Return the material exactly as supplied, apart from the pictures, which are omitted.

--- START OF INFORMATION SUPPLIED ---

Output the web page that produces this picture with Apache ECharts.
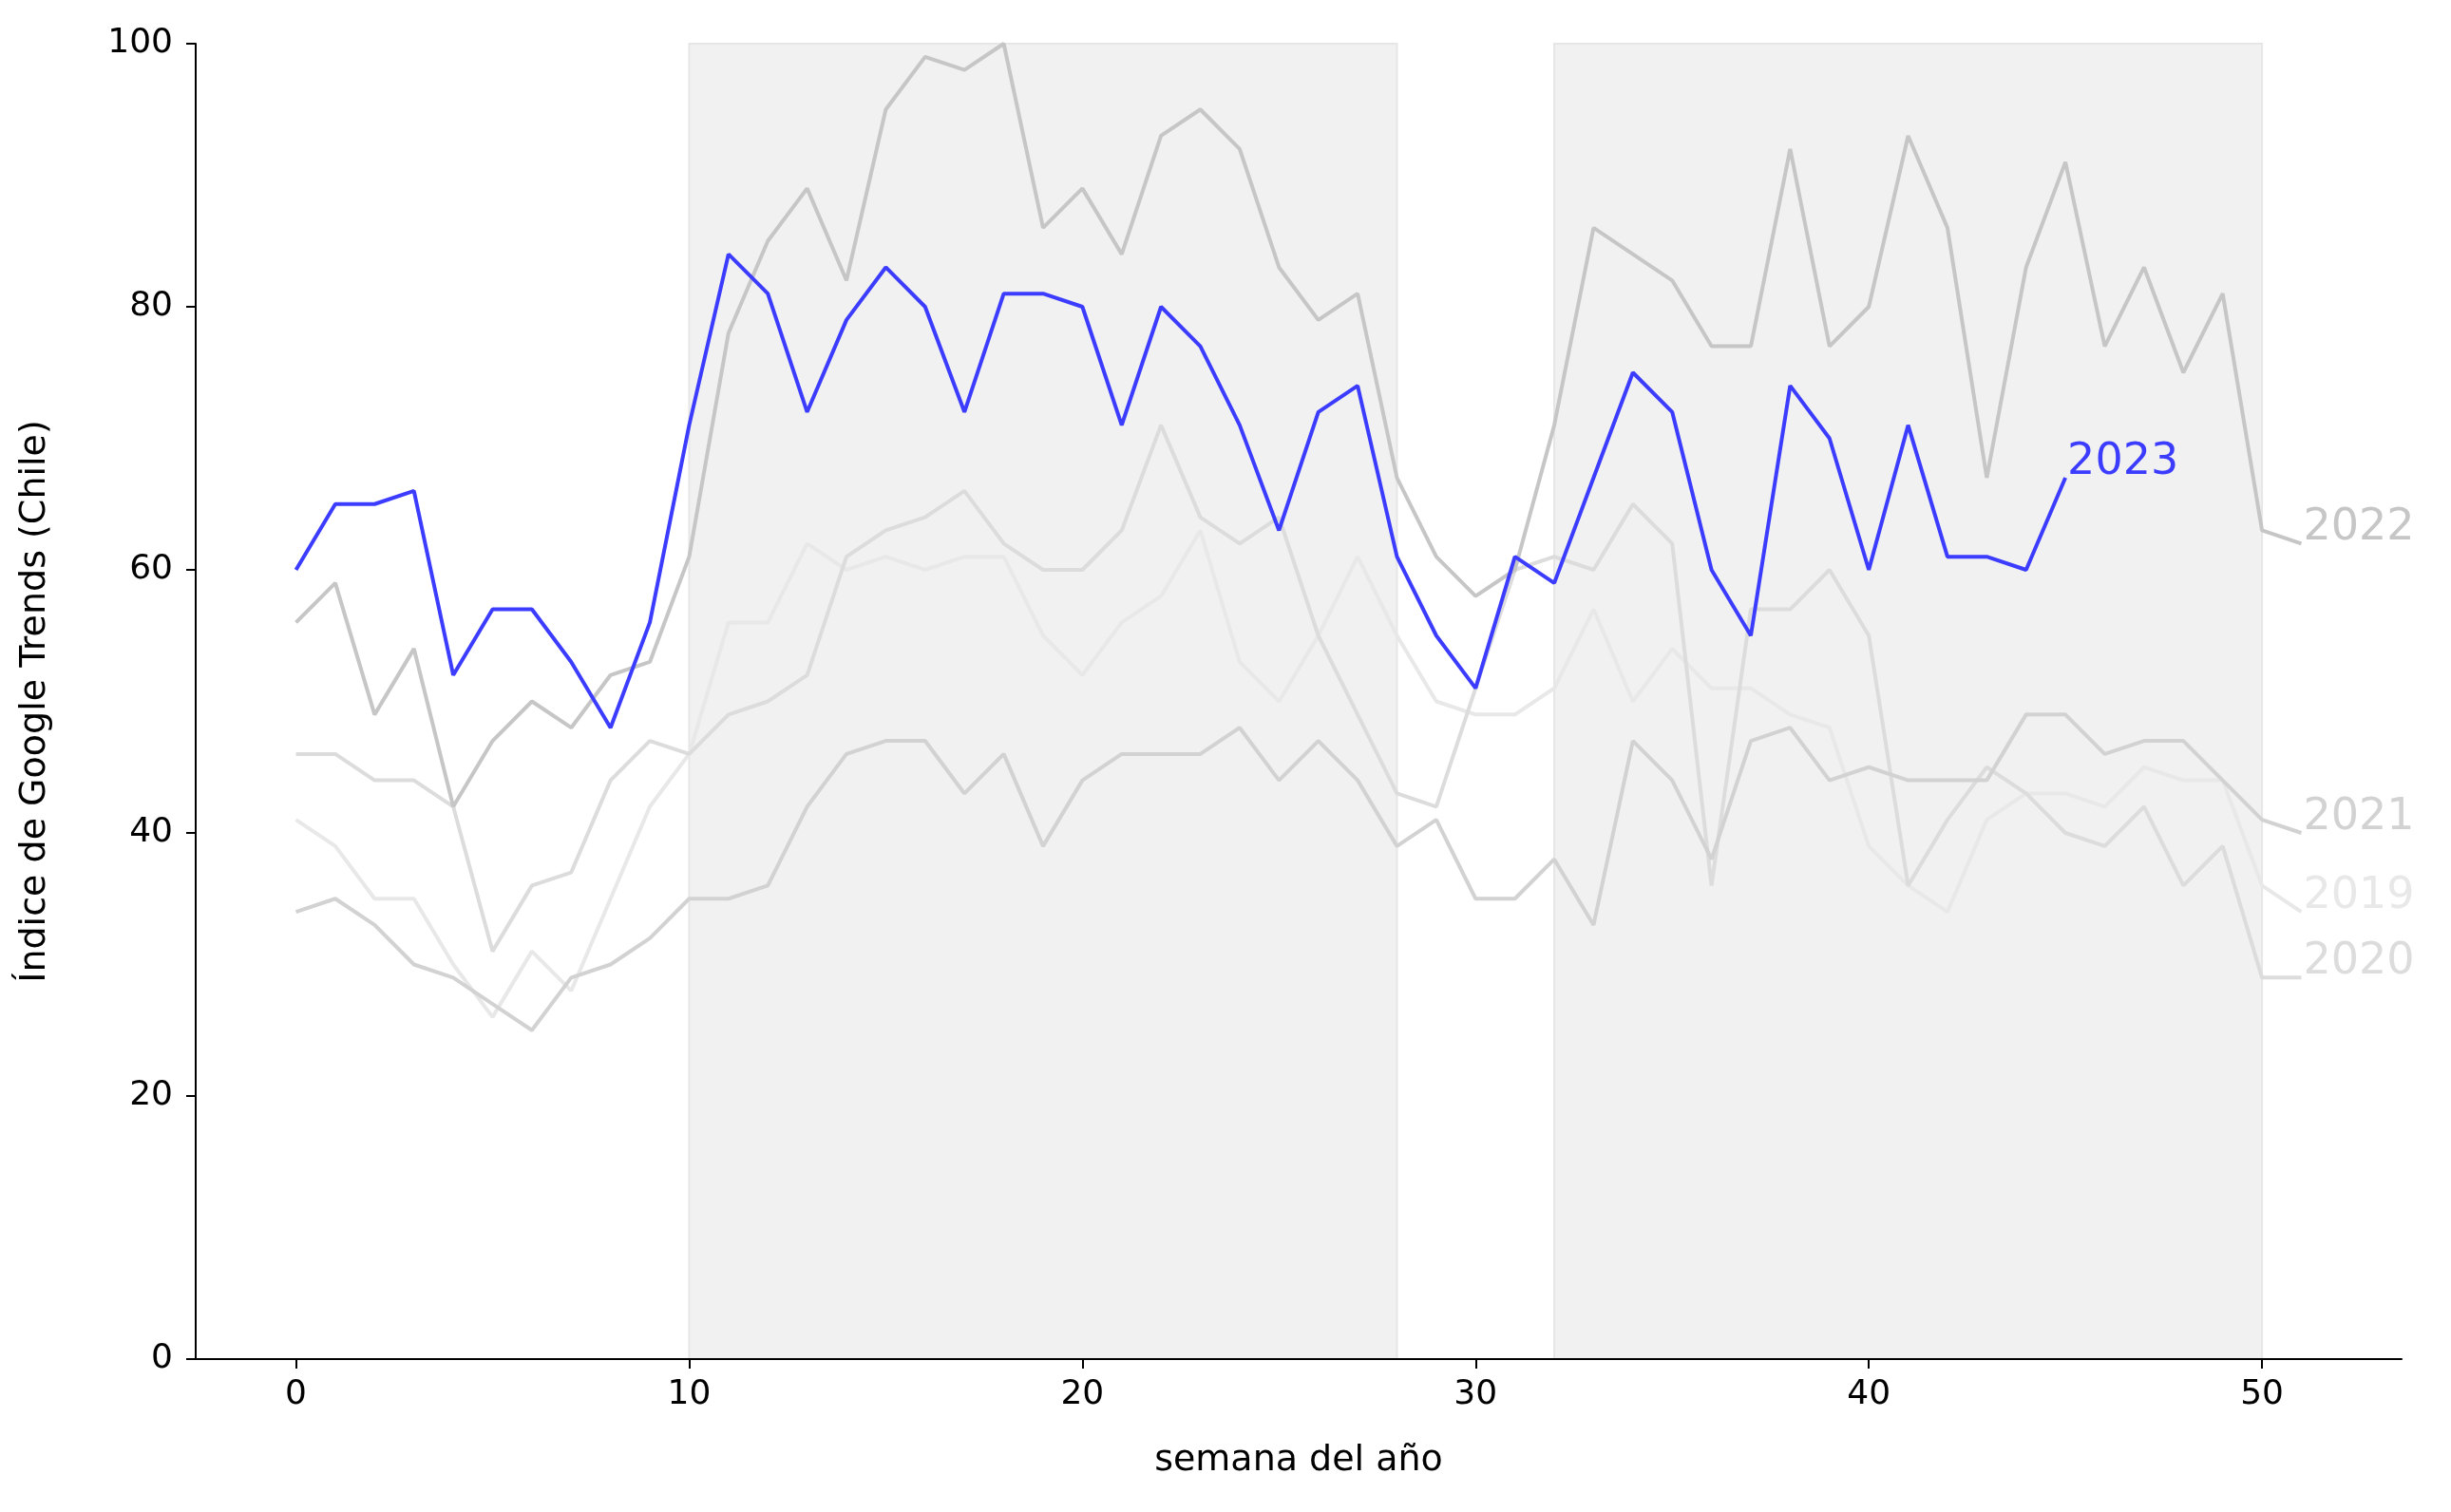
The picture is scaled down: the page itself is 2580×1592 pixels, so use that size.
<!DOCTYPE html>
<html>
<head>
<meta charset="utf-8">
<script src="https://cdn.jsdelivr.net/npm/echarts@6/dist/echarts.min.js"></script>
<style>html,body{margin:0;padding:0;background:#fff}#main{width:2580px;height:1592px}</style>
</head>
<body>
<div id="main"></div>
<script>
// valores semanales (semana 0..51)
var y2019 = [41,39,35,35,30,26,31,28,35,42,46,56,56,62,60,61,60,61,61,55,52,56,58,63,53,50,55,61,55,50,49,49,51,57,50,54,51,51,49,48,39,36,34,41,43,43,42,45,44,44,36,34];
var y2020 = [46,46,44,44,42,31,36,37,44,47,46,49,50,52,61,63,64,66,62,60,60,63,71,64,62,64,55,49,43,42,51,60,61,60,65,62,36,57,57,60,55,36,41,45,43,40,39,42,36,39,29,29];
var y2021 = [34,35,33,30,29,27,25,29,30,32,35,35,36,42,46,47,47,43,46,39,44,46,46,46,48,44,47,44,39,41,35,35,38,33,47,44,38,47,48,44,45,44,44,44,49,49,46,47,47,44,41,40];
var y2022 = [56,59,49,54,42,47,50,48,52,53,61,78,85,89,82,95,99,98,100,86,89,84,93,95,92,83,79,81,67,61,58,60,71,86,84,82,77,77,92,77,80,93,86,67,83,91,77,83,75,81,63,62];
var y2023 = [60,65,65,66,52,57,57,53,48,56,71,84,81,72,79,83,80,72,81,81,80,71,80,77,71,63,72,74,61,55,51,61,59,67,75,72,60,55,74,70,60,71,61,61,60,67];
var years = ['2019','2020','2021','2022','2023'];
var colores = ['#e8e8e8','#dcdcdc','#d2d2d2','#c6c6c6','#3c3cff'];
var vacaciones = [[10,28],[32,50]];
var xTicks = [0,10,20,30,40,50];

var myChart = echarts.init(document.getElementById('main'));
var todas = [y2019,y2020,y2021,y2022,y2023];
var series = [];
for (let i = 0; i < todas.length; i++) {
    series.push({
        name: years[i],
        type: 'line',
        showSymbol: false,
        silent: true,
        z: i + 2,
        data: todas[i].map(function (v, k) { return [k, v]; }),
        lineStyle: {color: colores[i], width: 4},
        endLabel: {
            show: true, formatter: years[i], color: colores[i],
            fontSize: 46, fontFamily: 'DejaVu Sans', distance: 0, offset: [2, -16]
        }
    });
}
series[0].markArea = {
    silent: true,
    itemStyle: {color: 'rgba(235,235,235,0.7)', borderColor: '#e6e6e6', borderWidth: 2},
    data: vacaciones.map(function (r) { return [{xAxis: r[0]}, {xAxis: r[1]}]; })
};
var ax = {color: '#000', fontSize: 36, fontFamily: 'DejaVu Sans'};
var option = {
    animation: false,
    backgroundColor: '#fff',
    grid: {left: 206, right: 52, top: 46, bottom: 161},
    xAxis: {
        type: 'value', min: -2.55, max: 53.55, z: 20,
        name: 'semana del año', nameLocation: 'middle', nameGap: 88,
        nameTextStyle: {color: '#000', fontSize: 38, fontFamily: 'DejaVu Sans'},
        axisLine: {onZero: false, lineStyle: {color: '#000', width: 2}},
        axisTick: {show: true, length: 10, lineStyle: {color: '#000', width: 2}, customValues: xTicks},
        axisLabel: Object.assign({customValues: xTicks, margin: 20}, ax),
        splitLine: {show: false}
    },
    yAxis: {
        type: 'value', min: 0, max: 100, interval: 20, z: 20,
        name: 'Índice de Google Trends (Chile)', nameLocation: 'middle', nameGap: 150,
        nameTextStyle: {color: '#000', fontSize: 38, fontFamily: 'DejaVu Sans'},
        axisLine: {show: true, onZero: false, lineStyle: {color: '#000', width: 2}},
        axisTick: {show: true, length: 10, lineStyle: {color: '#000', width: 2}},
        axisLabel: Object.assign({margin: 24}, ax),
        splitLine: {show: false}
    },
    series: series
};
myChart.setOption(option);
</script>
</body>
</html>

--- END OF INFORMATION SUPPLIED ---

(EXERCISE OUTPUT)
Output the web page that produces this picture with Apache ECharts.
The picture is scaled down: the page itself is 2580×1592 pixels, so use that size.
<!DOCTYPE html>
<html>
<head>
<meta charset="utf-8">
<script src="https://cdn.jsdelivr.net/npm/echarts@6/dist/echarts.min.js"></script>
<style>html,body{margin:0;padding:0;background:#fff}#main{width:2580px;height:1592px}</style>
</head>
<body>
<div id="main"></div>
<script>
// valores semanales (semana 0..51)
var y2019 = [41,39,35,35,30,26,31,28,35,42,46,56,56,62,60,61,60,61,61,55,52,56,58,63,53,50,55,61,55,50,49,49,51,57,50,54,51,51,49,48,39,36,34,41,43,43,42,45,44,44,36,34];
var y2020 = [46,46,44,44,42,31,36,37,44,47,46,49,50,52,61,63,64,66,62,60,60,63,71,64,62,64,55,49,43,42,51,60,61,60,65,62,36,57,57,60,55,36,41,45,43,40,39,42,36,39,29,29];
var y2021 = [34,35,33,30,29,27,25,29,30,32,35,35,36,42,46,47,47,43,46,39,44,46,46,46,48,44,47,44,39,41,35,35,38,33,47,44,38,47,48,44,45,44,44,44,49,49,46,47,47,44,41,40];
var y2022 = [56,59,49,54,42,47,50,48,52,53,61,78,85,89,82,95,99,98,100,86,89,84,93,95,92,83,79,81,67,61,58,60,71,86,84,82,77,77,92,77,80,93,86,67,83,91,77,83,75,81,63,62];
var y2023 = [60,65,65,66,52,57,57,53,48,56,71,84,81,72,79,83,80,72,81,81,80,71,80,77,71,63,72,74,61,55,51,61,59,67,75,72,60,55,74,70,60,71,61,61,60,67];
var years = ['2019','2020','2021','2022','2023'];
var colores = ['#e8e8e8','#dcdcdc','#d2d2d2','#c6c6c6','#3c3cff'];
var vacaciones = [[10,28],[32,50]];
var xTicks = [0,10,20,30,40,50];

var myChart = echarts.init(document.getElementById('main'));
var todas = [y2019,y2020,y2021,y2022,y2023];
var series = [];
for (let i = 0; i < todas.length; i++) {
    series.push({
        name: years[i],
        type: 'line',
        showSymbol: false,
        silent: true,
        z: i + 2,
        data: todas[i].map(function (v, k) { return [k, v]; }),
        lineStyle: {color: colores[i], width: 4},
        endLabel: {
            show: true, formatter: years[i], color: colores[i],
            fontSize: 46, fontFamily: 'DejaVu Sans', distance: 0, offset: [2, -16]
        }
    });
}
series[0].markArea = {
    silent: true,
    itemStyle: {color: 'rgba(235,235,235,0.7)', borderColor: '#e6e6e6', borderWidth: 2},
    data: vacaciones.map(function (r) { return [{xAxis: r[0]}, {xAxis: r[1]}]; })
};
var ax = {color: '#000', fontSize: 36, fontFamily: 'DejaVu Sans'};
var option = {
    animation: false,
    backgroundColor: '#fff',
    grid: {left: 206, right: 52, top: 46, bottom: 161},
    xAxis: {
        type: 'value', min: -2.55, max: 53.55, z: 20,
        name: 'semana del año', nameLocation: 'middle', nameGap: 88,
        nameTextStyle: {color: '#000', fontSize: 38, fontFamily: 'DejaVu Sans'},
        axisLine: {onZero: false, lineStyle: {color: '#000', width: 2}},
        axisTick: {show: true, length: 10, lineStyle: {color: '#000', width: 2}, customValues: xTicks},
        axisLabel: Object.assign({customValues: xTicks, margin: 20}, ax),
        splitLine: {show: false}
    },
    yAxis: {
        type: 'value', min: 0, max: 100, interval: 20, z: 20,
        name: 'Índice de Google Trends (Chile)', nameLocation: 'middle', nameGap: 150,
        nameTextStyle: {color: '#000', fontSize: 38, fontFamily: 'DejaVu Sans'},
        axisLine: {show: true, onZero: false, lineStyle: {color: '#000', width: 2}},
        axisTick: {show: true, length: 10, lineStyle: {color: '#000', width: 2}},
        axisLabel: Object.assign({margin: 24}, ax),
        splitLine: {show: false}
    },
    series: series
};
myChart.setOption(option);
</script>
</body>
</html>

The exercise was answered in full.